▸ Short exercise
Extract everything from the first line through the line with "var sampleStep = 500;", both ends included, except for any pictures.
^^^^^^^^^^^^^^^^
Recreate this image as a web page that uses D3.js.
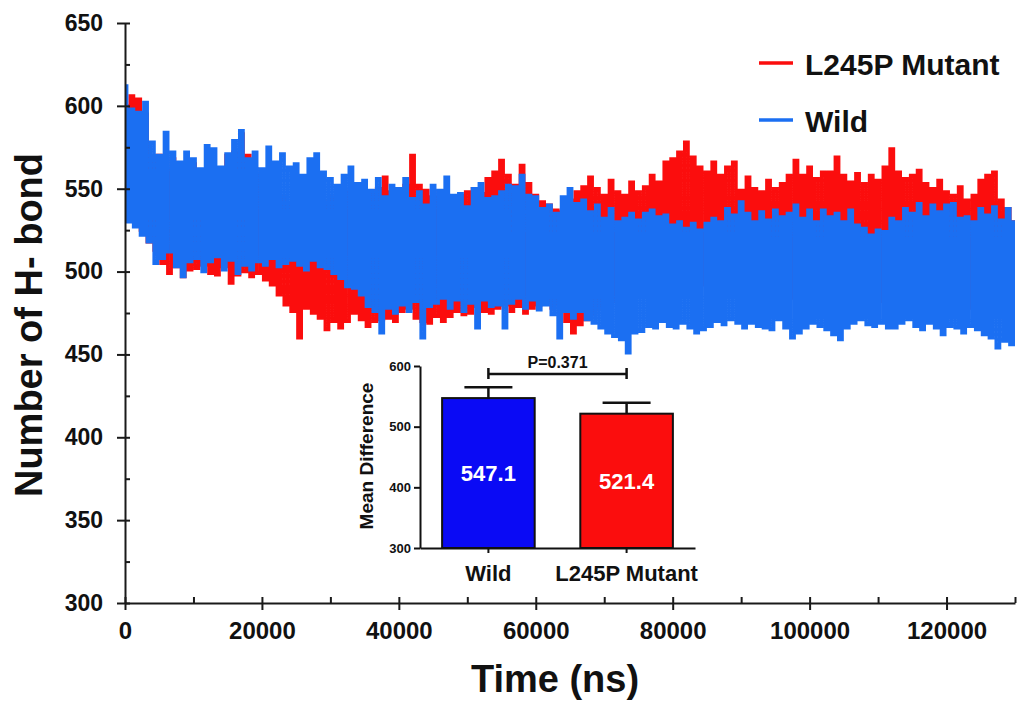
<!DOCTYPE html>
<html lang="en">
<head>
<meta charset="utf-8">
<title>Number of H-bond</title>
<script src="https://cdn.jsdelivr.net/npm/d3@7"></script>
<style>
body { margin: 0; background: #fff; }
text { font-family: "Liberation Sans", Arial, sans-serif; font-weight: bold; }
</style>
</head>
<body>
<script>

var width = 1018;
var height = 703;

// H-bond counts, one sample every 500 ns
var sampleStep = 500;

var mutantHbond = [
  600,540, 606,530, 604,525, 595,518, 568,513,
  570,505, 562,499, 568,503, 560,497, 556,501,
  565,502, 558,504, 555,499, 562,498, 560,503,
  570,493, 572,498, 583,500, 570,497, 562,499,
  558,495, 552,492, 548,486, 545,480, 540,476,
  538,460, 536,478, 535,475, 540,472, 542,465,
  545,470, 544,466, 548,470, 550,475, 546,471,
  542,467, 548,470, 550,471, 557,472, 548,470,
  547,476, 552,478, 570,472, 552,470, 549,469,
  545,473, 548,470, 546,473, 542,476, 546,474,
  548,475, 550,479, 547,476, 556,475, 560,478,
  567,480, 558,476, 552,479, 564,475, 553,478,
  546,480, 542,482, 540,478, 537,480, 536,470,
  543,463, 548,468, 551,471, 557,474, 550,478,
  546,480, 555,482, 548,485, 546,488, 554,486,
  548,490, 551,488, 558,490, 554,488, 566,492,
  568,490, 572,492, 578,488, 569,490, 563,492,
  560,488, 566,490, 558,486, 563,488, 566,490,
  549,486, 557,488, 550,485, 548,487, 555,484,
  550,488, 553,486, 558,484, 567,488, 558,485,
  563,487, 556,484, 560,486, 560,483, 569,485,
  558,482, 554,484, 559,480, 553,482, 558,484,
  555,482, 563,484, 574,480, 560,482, 556,478,
  558,480, 561,476, 553,472, 550,474, 555,478,
  548,480, 546,477, 551,474, 543,478, 546,476,
  555,474, 558,478, 560,475, 543,472, 538,476,
  530
];

var wildHbond = [
  612,530, 598,527, 596,522, 602,518, 578,505,
  570,508, 584,512, 572,503, 566,497, 572,506,
  568,508, 562,500, 576,506, 574,509, 563,501,
  571,507, 579,499, 585,504, 568,501, 572,506,
  562,504, 575,508, 566,503, 571,505, 563,507,
  565,504, 558,501, 568,507, 571,503, 560,502,
  556,499, 552,496, 558,491, 563,490, 553,486,
  555,479, 549,476, 556,463, 545,478, 552,475,
  550,480, 556,476, 544,482, 548,460, 540,479,
  552,481, 549,484, 557,478, 546,483, 547,476,
  539,481, 550,466, 553,483, 544,479, 545,480,
  548,466, 552,481, 551,484, 558,478, 546,483,
  545,477, 538,480, 540,474, 535,460, 545,476,
  550,472, 541,476, 543,471, 536,469, 540,466,
  532,463, 538,461, 530,459, 532,451, 535,463,
  531,464, 535,467, 537,466, 533,470, 534,467,
  528,466, 530,469, 526,466, 529,463, 525,465,
  529,467, 532,470, 530,468, 538,471, 534,469,
  542,466, 535,469, 530,467, 536,466, 531,465,
  537,471, 533,466, 535,460, 540,463, 532,466,
  537,469, 530,467, 537,465, 533,462, 535,459,
  530,466, 537,469, 528,471, 526,468, 522,467,
  525,469, 524,466, 532,466, 530,469, 538,471,
  535,467, 541,465, 533,469, 540,466, 536,462,
  540,467, 541,466, 532,463, 533,467, 530,465,
  538,462, 534,460, 539,454, 531,458, 538,456,
  530
];

var seriesNames = ["L245P Mutant", "Wild"];
var seriesColors = ["#fb0d0d", "#1b6ff2"];

var yTicks = [300, 350, 400, 450, 500, 550, 600, 650];
var yMinorTicks = [325, 375, 425, 475, 525, 575, 625];
var xTicks = [0, 20000, 40000, 60000, 80000, 100000, 120000];
var xMinorTicks = [10000, 30000, 50000, 70000, 90000, 110000, 130000];

// inset: mean H-bond count per system
var barGroups = ["Wild", "L245P Mutant"];
var barMeans = [547.1, 521.4];
var barErrors = [18, 18.2];
var barColors = ["#0a0af5", "#fb0d0d"];
var insetTicks = [300, 400, 500, 600];
var pValueText = "P=0.371";
var pBracketLevel = 587;

var svg = d3.select("body").append("svg")
            .attr("width", width)
            .attr("height", height)
            .style("background", "#fff");

var x = d3.scaleLinear().domain([0, 130000]).range([125, 1015]);
var y = d3.scaleLinear().domain([300, 650]).range([603, 23]);

// traces (mutant underneath, wild on top)
var line = d3.line()
             .x(function(d, i) { return x(i * sampleStep); })
             .y(function(d) { return y(d); })
             .curve(d3.curveStep);

[mutantHbond, wildHbond].forEach(function(series, i) {
  svg.append("path")
     .datum(series)
     .attr("d", line)
     .attr("fill", "none")
     .attr("stroke", seriesColors[i])
     .attr("stroke-width", 3.4);
});

// main axes
var yAxis = svg.append("g")
   .attr("transform", "translate(125,0)")
   .call(d3.axisLeft(y).tickValues(yTicks).tickSize(8).tickSizeOuter(0).tickPadding(14));
yAxis.selectAll(".tick line").attr("x1", 5);
yAxis.attr("font-size", 23);

svg.append("g")
   .attr("transform", "translate(125,0)")
   .call(d3.axisRight(y).tickValues(yMinorTicks).tickSize(5).tickFormat(""))
   .select(".domain").remove();

var xAxis = svg.append("g")
   .attr("transform", "translate(0,603)")
   .call(d3.axisBottom(x).tickValues(xTicks).tickSize(7).tickSizeOuter(0).tickPadding(12).tickFormat(d3.format("d")));
xAxis.selectAll(".tick line").attr("y1", -6);
xAxis.attr("font-size", 24);

svg.append("g")
   .attr("transform", "translate(0,603)")
   .call(d3.axisTop(x).tickValues(xMinorTicks).tickSize(6).tickFormat(""))
   .select(".domain").remove();

svg.selectAll(".domain, .tick line").attr("stroke", "#1a1a1a").attr("stroke-width", 2);
svg.selectAll(".tick text").attr("fill", "#111");

// axis titles
svg.append("text")
   .attr("transform", "translate(42,325) rotate(-90)")
   .attr("text-anchor", "middle")
   .attr("font-size", 38)
   .attr("fill", "#111")
   .text("Number of H- bond");

svg.append("text")
   .attr("x", 555)
   .attr("y", 692)
   .attr("text-anchor", "middle")
   .attr("font-size", 38)
   .attr("fill", "#111")
   .text("Time (ns)");

// legend
seriesNames.forEach(function(name, i) {
  var ly = 63 + i * 57;
  svg.append("line")
     .attr("x1", 759).attr("x2", 793)
     .attr("y1", ly).attr("y2", ly)
     .attr("stroke", seriesColors[i])
     .attr("stroke-width", 3.6);
  svg.append("text")
     .attr("x", 805)
     .attr("y", ly + 12)
     .attr("font-size", 30)
     .attr("fill", "#111")
     .text(name);
});

// inset bar chart
var inset = svg.append("g");
var xIn = d3.scaleBand().domain(barGroups).range([420, 695]).paddingInner(0.33).paddingOuter(0.16);
var yIn = d3.scaleLinear().domain([300, 600]).range([548, 366]);

inset.selectAll("rect")
     .data(barMeans)
     .enter()
     .append("rect")
     .attr("x", function(d, i) { return xIn(barGroups[i]); })
     .attr("y", function(d) { return yIn(d); })
     .attr("width", xIn.bandwidth())
     .attr("height", function(d) { return yIn(300) - yIn(d); })
     .attr("fill", function(d, i) { return barColors[i]; })
     .attr("stroke", "#111")
     .attr("stroke-width", 2);

barMeans.forEach(function(m, i) {
  var cx = xIn(barGroups[i]) + xIn.bandwidth() / 2;
  var top = yIn(m + barErrors[i]);
  inset.append("line")
       .attr("x1", cx).attr("x2", cx)
       .attr("y1", yIn(m)).attr("y2", top)
       .attr("stroke", "#111").attr("stroke-width", 2.5);
  inset.append("line")
       .attr("x1", cx - 24).attr("x2", cx + 24)
       .attr("y1", top).attr("y2", top)
       .attr("stroke", "#111").attr("stroke-width", 2.5);
  inset.append("text")
       .attr("x", cx)
       .attr("y", (yIn(m) + yIn(300)) / 2)
       .attr("dy", "0.35em")
       .attr("text-anchor", "middle")
       .attr("font-size", 22)
       .attr("fill", "#fff")
       .text(d3.format(".1f")(m));
});

// significance bracket
var bx1 = xIn(barGroups[0]) + xIn.bandwidth() / 2;
var bx2 = xIn(barGroups[1]) + xIn.bandwidth() / 2;
var by = yIn(pBracketLevel);
inset.append("path")
     .attr("d", "M" + bx1 + "," + (by - 6) + "V" + (by + 5) + "M" + bx1 + "," + by + "H" + bx2 +
                "M" + bx2 + "," + (by - 6) + "V" + (by + 5))
     .attr("fill", "none")
     .attr("stroke", "#111")
     .attr("stroke-width", 2.5);
inset.append("text")
     .attr("x", (bx1 + bx2) / 2)
     .attr("y", by - 6)
     .attr("text-anchor", "middle")
     .attr("font-size", 16)
     .attr("fill", "#111")
     .text(pValueText);

var inY = inset.append("g")
     .attr("transform", "translate(420,0)")
     .call(d3.axisLeft(yIn).tickValues(insetTicks).tickSize(6).tickSizeOuter(0).tickPadding(3));
inY.attr("font-size", 13);

var inX = inset.append("g")
     .attr("transform", "translate(0,548)")
     .call(d3.axisBottom(xIn).tickSize(5).tickSizeOuter(0).tickPadding(12));
inX.attr("font-size", 22);

inset.selectAll(".domain, .tick line").attr("stroke", "#111").attr("stroke-width", 2);
inset.selectAll(".tick text").attr("fill", "#111");

inset.append("text")
     .attr("transform", "translate(373,456) rotate(-90)")
     .attr("text-anchor", "middle")
     .attr("font-size", 19)
     .attr("fill", "#111")
     .text("Mean Difference");

</script>
</body>
</html>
^^^^^^^^^^^^^^^^
▸ Result for this exercise
Recreate this image as a web page that uses D3.js.
<!DOCTYPE html>
<html lang="en">
<head>
<meta charset="utf-8">
<title>Number of H-bond</title>
<script src="https://cdn.jsdelivr.net/npm/d3@7"></script>
<style>
body { margin: 0; background: #fff; }
text { font-family: "Liberation Sans", Arial, sans-serif; font-weight: bold; }
</style>
</head>
<body>
<script>

var width = 1018;
var height = 703;

// H-bond counts, one sample every 500 ns
var sampleStep = 500;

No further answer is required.